If China embarked on a mass sale of its US treasuries, the value of the debt would plunge and yields would soar. This would drive up US government borrowing costs and hammer the public finances in a highly destabilising move.

But the scenario is highly unlikely, not least because the pain for China would be huge.

Marcello Estevão, chief economist at the Institute for International Finance (IIF), says: “It would be self-defeating because it would very much hurt China.”

Mark Williams, chief Asia economist at Capital Economics, says: “China dumping treasuries would be the equivalent of lobbing a hand grenade at someone sitting across from you in a room.”

Trump would get hit, but Xi would be burned too.

Economic self-harm

The Chinese state and its banks own around $3 trillion in dollar assets. “That’s roughly the value of UK GDP,” says Williams. “There is no way to offload $3 trillion of assets in a hurry.”

If China started selling, it would trigger a plunge in dollar values, immediately hammering the value of all of its remaining dollar holdings. And China would not have many options for what it could do with the proceeds of what it did sell, says Williams.

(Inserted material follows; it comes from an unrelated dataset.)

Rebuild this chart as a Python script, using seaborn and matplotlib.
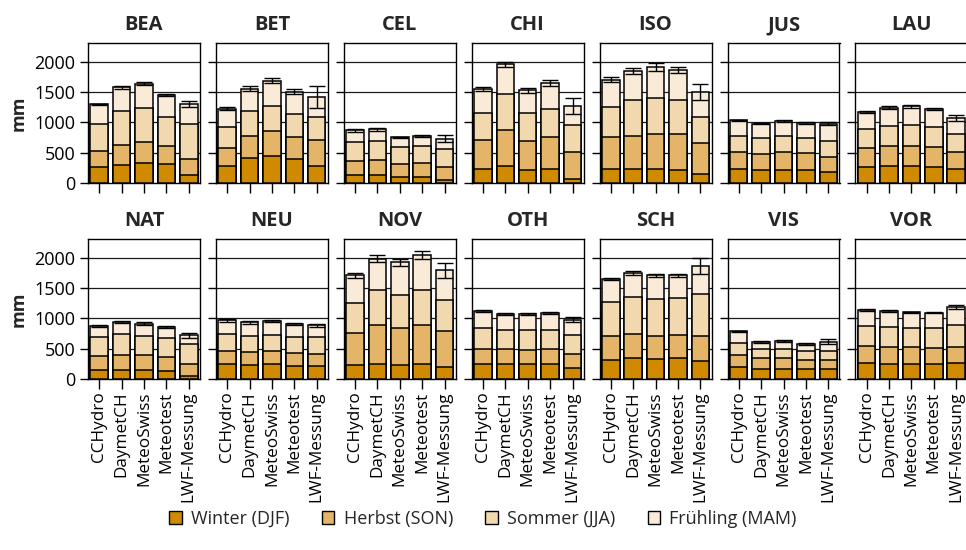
import numpy as np
import pandas as pd
import matplotlib
matplotlib.use("Agg")
import matplotlib.pyplot as plt
from matplotlib.patches import Patch
import seaborn as sns

# Stations (one panel each) and precipitation products (bars)
stations = ["BEA", "BET", "CEL", "CHI", "ISO", "JUS", "LAU",
            "NAT", "NEU", "NOV", "OTH", "SCH", "VIS", "VOR"]
products = ["CCHydro", "DaymetCH", "MeteoSwiss", "Meteotest", "LWF-Messung"]

# Seasonal precipitation sums in mm, one row per station, one column per product
winter = [
    [259, 298, 325, 309, 132], [287, 408, 452, 397, 287], [132, 132, 99, 99, 44],
    [231, 281, 209, 237, 72], [226, 231, 226, 220, 143], [231, 215, 215, 215, 176],
    [264, 281, 276, 270, 237], [143, 154, 143, 127, 50], [242, 231, 242, 220, 215],
    [226, 242, 237, 248, 204], [242, 242, 242, 242, 187], [320, 342, 325, 342, 292],
    [198, 171, 171, 160, 165], [259, 253, 253, 248, 270],
]
herbst = [
    [275, 336, 353, 308, 265], [297, 369, 408, 363, 429], [237, 248, 215, 226, 220],
    [474, 590, 485, 518, 440], [534, 551, 589, 584, 518], [281, 270, 292, 275, 248],
    [315, 331, 336, 320, 275], [243, 248, 254, 231, 198], [226, 215, 221, 204, 198],
    [534, 645, 606, 639, 584], [259, 248, 243, 254, 221], [385, 407, 391, 391, 419],
    [199, 171, 171, 160, 155], [286, 276, 270, 270, 259],
]
sommer = [
    [441, 551, 562, 474, 584], [342, 419, 418, 386, 375], [309, 314, 286, 287, 298],
    [452, 595, 458, 474, 452], [496, 584, 585, 562, 430], [270, 264, 270, 259, 265],
    [314, 330, 347, 336, 303], [308, 336, 319, 320, 336], [281, 270, 270, 276, 276],
    [496, 579, 551, 590, 512], [342, 325, 330, 319, 319], [562, 606, 612, 600, 689],
    [203, 148, 148, 137, 148], [326, 331, 326, 320, 358],
]
fruehling = [
    [325, 395, 402, 358, 324], [303, 364, 412, 364, 334], [192, 193, 155, 159, 171],
    [393, 494, 383, 421, 306], [452, 480, 517, 496, 413], [254, 232, 248, 243, 292],
    [281, 303, 308, 292, 265], [188, 204, 199, 182, 138], [221, 221, 226, 215, 198],
    [458, 523, 534, 567, 496], [276, 265, 265, 276, 254], [392, 397, 386, 381, 462],
    [188, 127, 138, 127, 149], [264, 259, 253, 259, 303],
]
# Uncertainty of the annual sum (mm)
fehler = [
    [12, 20, 20, 18, 50], [22, 45, 45, 45, 180], [20, 20, 12, 15, 55],
    [35, 45, 40, 45, 127], [40, 50, 65, 50, 138], [12, 12, 15, 12, 25],
    [15, 20, 20, 18, 50], [15, 22, 20, 18, 45], [20, 20, 22, 18, 28],
    [45, 60, 55, 65, 125], [15, 15, 15, 15, 45], [18, 25, 20, 20, 130],
    [12, 15, 15, 15, 40], [15, 15, 12, 12, 40],
]

season_labels = ["Winter (DJF)", "Herbst (SON)", "Sommer (JJA)", "Frühling (MAM)"]
season_colors = ["#D08A00", "#E4B468", "#F2D8AF", "#F9EBD7"]
yticks = [0, 500, 1000, 1500, 2000]

sns.set_theme(style="white")
plt.rcParams["font.family"] = ["Open Sans", "DejaVu Sans"]
plt.rcParams["axes.linewidth"] = 1.0

W, H = 966, 550
fig = plt.figure(figsize=(W / 100, H / 100), dpi=100)

left0, col_step, ax_w = 88, 127.9, 112
row_tops = [43, 239]
ax_h = 140

for k, st in enumerate(stations):
    row, col = divmod(k, 7)
    x0 = left0 + col * col_step
    y_top = row_tops[row]
    ax = fig.add_axes([x0 / W, 1 - (y_top + ax_h) / H, ax_w / W, ax_h / H])

    seasons = [winter[k], herbst[k], sommer[k], fruehling[k]]
    cum = np.cumsum(np.array(seasons), axis=0)
    df = pd.DataFrame({"produkt": products})
    # stacked bars: draw the cumulative totals from the top layer downwards
    for level in range(3, -1, -1):
        df["mm"] = cum[level]
        sns.barplot(data=df, x="produkt", y="mm", order=products,
                    color=season_colors[level], saturation=1,
                    edgecolor="black", linewidth=1.1, width=0.78,
                    errorbar=None, ax=ax, zorder=3)
    ax.errorbar(np.arange(len(products)), cum[3], yerr=fehler[k], fmt="none",
                ecolor="black", elinewidth=1.0, capsize=6, capthick=1.0,
                zorder=5)

    ax.set_xlim(-0.5, 4.5)
    ax.set_ylim(0, 2314)
    ax.set_yticks(yticks)
    ax.set_axisbelow(True)
    for g in yticks[1:]:
        ax.axhline(g, color="#1a1a1a", lw=0.9, zorder=0)
    ax.grid(False)
    for sp in ax.spines.values():
        sp.set_visible(True)
        sp.set_color("black")
        sp.set_linewidth(1.0)
    ax.set_xlabel("")
    ax.set_ylabel("")
    ax.tick_params(axis="both", which="both", direction="out", color="black",
                   width=1.0, labelsize=13, labelcolor="black")
    ax.tick_params(axis="y", length=6, left=True, pad=3)
    ax.tick_params(axis="x", length=7, bottom=True, pad=2)
    if col > 0:
        ax.tick_params(axis="y", labelleft=False)
    else:
        ax.set_ylabel("mm", fontsize=13, fontweight="bold", labelpad=5)
    if row == 0:
        ax.tick_params(axis="x", labelbottom=False)
    else:
        ax.set_xticks(range(len(products)))
        ax.set_xticklabels(products, rotation=90, fontsize=12.3)
    ax.set_title(st, fontsize=14.5, fontweight="bold", pad=9)

handles = [Patch(facecolor=c, edgecolor="black", linewidth=1.0) for c in season_colors]
fig.legend(handles, season_labels, loc="center", bbox_to_anchor=(0.5, 1 - 519 / H),
           ncol=4, frameon=False, fontsize=13, handlelength=0.7, handleheight=0.7,
           handletextpad=0.5, columnspacing=1.8, borderaxespad=0)

fig.savefig("out.png", dpi=100)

“If it brings them back to China, the renminbi appreciates,” says Williams. This would make China’s exports far more expensive for the rest of the world, hitting its ability to export.

Moreover, the economic self-harm in China would potentially be for nothing, as the US Federal Reserve would step in to stop the damage in the US before it could really get started.

“In the worst-case scenario that China announces they’re going to sell their treasury holdings, for sure, yields in the market would spike. It would be a huge shock, but the Fed would very quickly come in and basically do a massive QE [quantitative easing] programme and push yields all the way back down,” says Brooks.

“The weapon that China has is basically to tighten US financial conditions and tank the US economy. But given that the Fed can step in, that weapon just isn’t very credible.”